Sometimes it's hard to find the words...
So these are some impressions and photos from today's aid run to Oleksandrivka, Kherson Oblast (district) from me. Bob will add his tomorrow.
The lovely Hublovsky lighthouse by the road running along the estuary, south of Mykolaiv - a beacon of light in the bleak landscape of war, although it's no longer working.
Swans, just as on the Somerset levels, but, in front of them, the wreckage of a bombed vehicle in which a local man was killed.
Driving across the causeway to Oleksandrivka, the burnt out wreckage of countless cars on either side.
The shock of driving into Oleksandrivka, immediately an apocalyptic landscape of mangled vehicles and one pulverised building after another.
An even greater shock, for me - the sound of a shell exploding under 500 metres away. This is 'normal' because the Russian army is not far away, about 8 kilometres away and constantly lobbing shells across the Dnipro River, indiscriminately - this one landed on an already bombed building. In fact, we had been warned that there might be some 'noises' but nothing prepared me for how loud the bang was.
Unloading the aid from the van into a bullet-scarred administration building, the whirring of a generator - we had 4 with us from Paszki dla Ukrainy (Packages for Ukraine) - in the background.
The mayor of the village, saying that it was a beautiful village (by an estuary, lots of birdlife) and she wants people to return. It was a village of about 2500 people before the war. Now 95 families. No children as all the schools have been destroyed. The children have moved to the nearby village of Stanislav - although it was also occupied by the Russian invaders, it is relatively intact.

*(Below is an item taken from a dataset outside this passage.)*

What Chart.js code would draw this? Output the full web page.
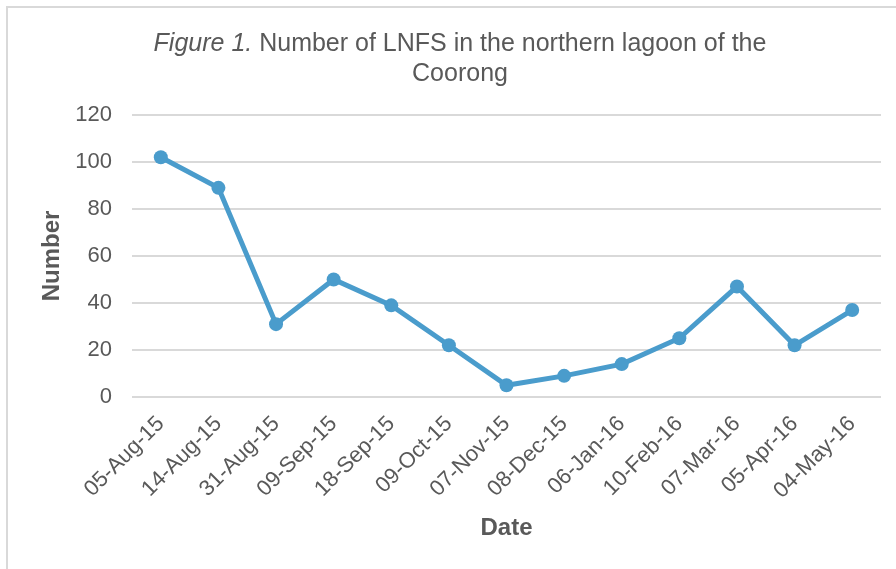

The mayor showed us around some of the village.
The Cultural Centre:
As we left the village we saw that the bus stop had survived. And the bus is still running, along an unbelievably pot-holed and muddy road.
Stopping further south, at Stanislav, our guide, Svitlana, introduced us to a family (parents and daughters, 23 and 14) willing to talk to us about their experience of the 8-months Russian occupation - the father showing us how he was made to kneel, his hands tied behind his back and a pistol to his head; others, he said, were beaten and had their ears cut off; his younger daughter bravely saying that she was not stupid enough to attend a Russian school.
We are only just learning about some of the horrors of the Russian occupation, first-hand, and this is part of why it is important for us to go to areas where there is more risk.
It was all too much to take in, really.